Потом мы вместе проводили бесчисленные музыкальные сессии. У него не оставалось времени на Баха, да и немногим больше было на Моцарта. В той музыке не хватало кульминаций, необходимых его турбулентной натуре. Он слушал Шумана и Шопена. Ему также нравились некоторые пьесы Рихарда Штрауса. Со временем я научил его ценить итальянскую оперу, но в финале всегда должен был быть Вагнер: «Мейстерзингеры», «Тристан и Изольда» и «Лоэнгрин». Я играл их, должно быть, сотни раз, и он никогда не уставал. Он обладал подлинным знанием и пониманием музыки Вагнера, он обрел это где-то, может быть, в венские дни, задолго до того, как я с ним познакомился. Это семя, может быть, было посеяно даже в Линце, где в начале века жил ученик Листа по имени Геллерих, являвшийся дирижером в местном оркестре и страстным поклонником Вагнера. Но где бы это ни случилось, оно стало частью гитлеровского существования. Я заметил, что есть прямая параллель между конструкцией прелюдии к «Мейстерзингерам» и структурой его выступлений. Целое переплетение лейтмотивов, декораций, контрапунктов и музыкальные контрасты, и спор – все это точно отражается в рисунке его речей, которые являлись симфоническими по конструкции и заканчивались гигантской кульминацией, как пронзительный звук вагнеровских тромбонов.
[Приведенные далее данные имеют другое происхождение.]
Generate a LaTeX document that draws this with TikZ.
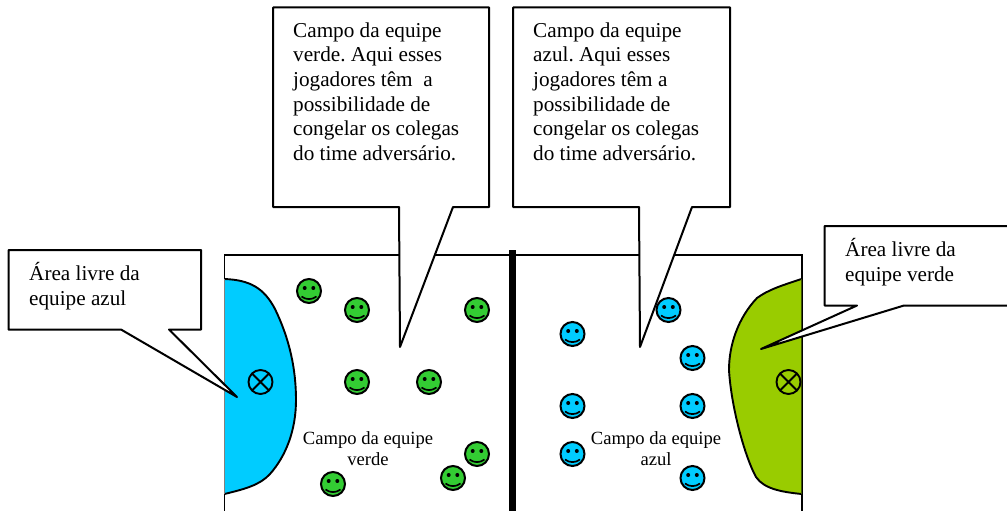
\documentclass[tikz,border=0pt]{standalone}
\usepackage{fontspec}
\setmainfont{Liberation Serif}
\frenchspacing
\tikzset{
  fieldline/.style={draw=black,line width=1.8pt,line join=miter},
  balloon/.style={draw=black,fill=white,line width=2pt,line join=round},
  balloontext/.style={anchor=base west,inner sep=0pt,align=left,font=\fontsize{21.2}{24.7}\selectfont},
  fieldtext/.style={anchor=base,inner sep=0pt,align=center,font=\fontsize{18.6}{20.5}\selectfont},
  facegreen/.style={fill=smgreen},
  faceblue/.style={fill=skyb},
  pics/smiley/.style={code={
    \fill[#1,draw=black,line width=2pt] (0,0) circle (12);
    \fill[black] (-4.3,-3) circle (2);
    \fill[black] (4.3,-3) circle (2);
    \draw[black,line width=1.7pt] (-7.5,5.5) .. controls (-3,9) and (3,9) .. (7.5,5.5);
  }},
  pics/crossmark/.style={code={
    \draw[black,line width=1.9pt] (0,0) circle (12);
    \draw[black,line width=1.9pt] (-8.5,-8.5) -- (8.5,8.5) (-8.5,8.5) -- (8.5,-8.5);
  }}
}
\definecolor{smgreen}{HTML}{33CC33}
\definecolor{skyb}{HTML}{00CCFF}
\definecolor{lime}{HTML}{99CC00}
\begin{document}
\begin{tikzpicture}[x=1pt,y=-1pt]
\useasboundingbox (0,0) rectangle (1007,511);
% field
\draw[fieldline] (224.5,511) -- (224.5,255) -- (802,255) -- (802,511);
% free areas
\fill[skyb] (224.5,279) .. controls (250,280) and (264,288) .. (275,309)
  .. controls (290,340) and (296,370) .. (296,400)
  .. controls (296,430) and (286,456) .. (270,474)
  .. controls (260,485) and (245,489) .. (224.5,494) -- cycle;
\draw[black,line width=1.9pt] (224.5,279) .. controls (250,280) and (264,288) .. (275,309)
  .. controls (290,340) and (296,370) .. (296,400)
  .. controls (296,430) and (286,456) .. (270,474)
  .. controls (260,485) and (245,489) .. (224.5,494);
\draw[gray,line width=0.8pt] (224.5,279) -- (224.5,494);
\fill[lime] (801.5,279) .. controls (780,286) and (768,290) .. (757,298)
  .. controls (738,318) and (729,345) .. (729,370)
  .. controls (731,405) and (744,455) .. (756,477)
  .. controls (764,489) and (782,492) .. (801.5,494) -- cycle;
\draw[black,line width=1.9pt] (801.5,279) .. controls (780,286) and (768,290) .. (757,298)
  .. controls (738,318) and (729,345) .. (729,370)
  .. controls (731,405) and (744,455) .. (756,477)
  .. controls (764,489) and (782,492) .. (801.5,494);
\draw[black!60!lime,line width=1pt] (801.5,279) -- (801.5,494);
% divider
\fill[black] (509,250) rectangle (516,511);
% balloons
\draw[balloon] (273,7.5) -- (489,7.5) -- (489,207) -- (453,207) -- (400,347) -- (399,207) -- (273,207) -- cycle;
\draw[balloon] (513,7.5) -- (730,7.5) -- (730,207) -- (692,207) -- (640,347) -- (639,207) -- (513,207) -- cycle;
\draw[balloon] (8.5,250) -- (201,250) -- (201,329.5) -- (169,329.5) -- (237,397) -- (121,329.5) -- (8.5,329.5) -- cycle;
\draw[balloon] (1012,226) -- (824.5,226) -- (824.5,305.5) -- (857,305.5) -- (761,349) -- (904,305.5) -- (1012,305.5);
% texts
\node[balloontext] (tgreen) at (293,160.5) {Campo da equipe\\verde. Aqui esses\\jogadores têm~ a\\possibilidade de\\congelar os colegas\\do time adversário.};
\node[balloontext] (tblue) at (533,160.5) {Campo da equipe\\azul. Aqui esses\\jogadores têm a\\possibilidade de\\congelar os colegas\\do time adversário.};
\node[balloontext] (tfreeb) at (29,305) {Área livre da\\equipe azul};
\node[balloontext] (tfreeg) at (845,281) {Área livre da\\equipe verde};
\node[fieldtext] (fgreen) at (368,465) {Campo da equipe\\verde};
\node[fieldtext] (fblue) at (656,465) {Campo da equipe\\azul};
% crosses
\pic at (260.5,382) {crossmark};
\pic at (788.5,382) {crossmark};
% players
\foreach \px/\py in {309/291,357/310,477/310,357/382,429/382,477/454,453/478,333/484}
  \pic at (\px,\py) {smiley=facegreen};
\foreach \px/\py in {668.5/310,572.5/334,692.5/358,572.5/406,692.5/406,572.5/454,692.5/478}
  \pic at (\px,\py) {smiley=faceblue};
\end{tikzpicture}
\end{document}
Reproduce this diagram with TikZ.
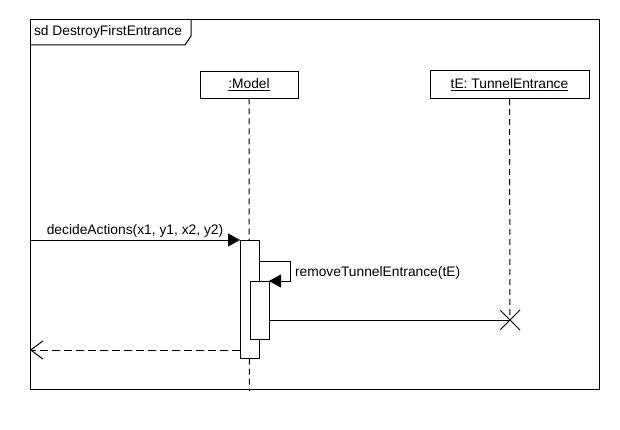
\documentclass[tikz,border=0pt]{standalone}
\usepackage{fontspec}
\setmainfont{Liberation Sans}
\usetikzlibrary{arrows.meta}
\begin{document}
\begin{tikzpicture}[x=1pt,y=-1pt,line width=1pt,
  font=\fontsize{13.8}{16}\selectfont,
  lifebox/.style={draw,fill=white,inner sep=0pt,outer sep=0pt},
  actbox/.style={draw,fill=white,inner sep=0pt,outer sep=0pt,minimum width=19},
  lifeline/.style={dash pattern=on 6pt off 4pt},
  retline/.style={dash pattern=on 8pt off 4pt},
  syncarrow/.style={-{Triangle[length=12pt,width=13pt]}},
  openarrow/.style={-{Straight Barb[length=12pt,width=18pt,line width=1pt]}},
  lbl/.style={inner sep=0pt,outer sep=0pt}]
\useasboundingbox (0,0) rectangle (620,430);
% frame
\draw (30,20) rectangle (599,389);
\draw (30,45) -- (185,45) -- (191,36) -- (191,20);
\node[lbl,anchor=west] (title) at (34,32) {sd DestroyFirstEntrance};
% lifeline heads
\node[lifebox,minimum width=98,minimum height=27] (model) at (249,85) {\underline{:Model}};
\node[lifebox,minimum width=159,minimum height=28] (te) at (509.5,85) {\underline{tE: TunnelEntrance}};
\coordinate (modelend) at (249.5,391);
\coordinate (x) at (510,320);
\draw[lifeline] (model.south) -- (modelend);
\draw[lifeline] (te.south) -- (x);
% activations
\node[actbox,minimum height=118] (act1) at (249.5,299) {};
\node[actbox,minimum height=58] (act2) at (259.5,310) {};
% messages
\coordinate (in) at (30,240);
\draw[syncarrow] (in) -- (act1.north west);
\node[lbl] (m1) at (135,231) {decideActions(x1, y1, x2, y2)};
\draw[syncarrow] ([yshift=-21pt]act1.north east) -- ++(31,0) |- (act2.north east);
\node[lbl,anchor=west] (m2) at (295,273) {removeTunnelEntrance(tE)};
\draw (act2.east |- x) -- (x);
\draw (x) +(-10,-10) -- +(10,10) (x) +(-10,10) -- +(10,-10);
\coordinate (out) at (30,350);
\draw[retline,openarrow] (act1.west |- out) -- (out);
\end{tikzpicture}
\end{document}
Я был чуть ли не единственным, кто общался со всеми его знакомыми. Обычно он держал их всех совершенно изолированно друг от друга и никогда не рассказывал, где был и куда собирается, или брал кого-нибудь из них с собой. Иногда он просил меня сопроводить его к Лаубокам на чай и усаживал меня за пианино. Думаю, это тешило его самолюбие – он мог показать кого-то с такими достоинствами. Лаубок был глубоко ему предан, а так как националистический психоз в Баварии возрастал, хранил немало оружия и боеприпасов для нацистов на подведомственных железнодорожных станциях. Он всегда был предупредительно вежлив со мной, но относился к какой-то здравомыслящей группе в партии, которую возмущали манеры, с которыми Гитлер обращался с людьми отличенными. Лаубок считал такой стиль поведения крайне опасным для дела партии. Готфрид Федер даже опубликовал памфлет, в котором Гитлер обвинялся в предпочтении «компании прекрасных женщин» своим обязанностям руководителя партии рабочего класса. Это был прямой намек на мою сестру Эрну и особенно мою жену, к которой у Гитлера возникла одна из его многочисленных страстей.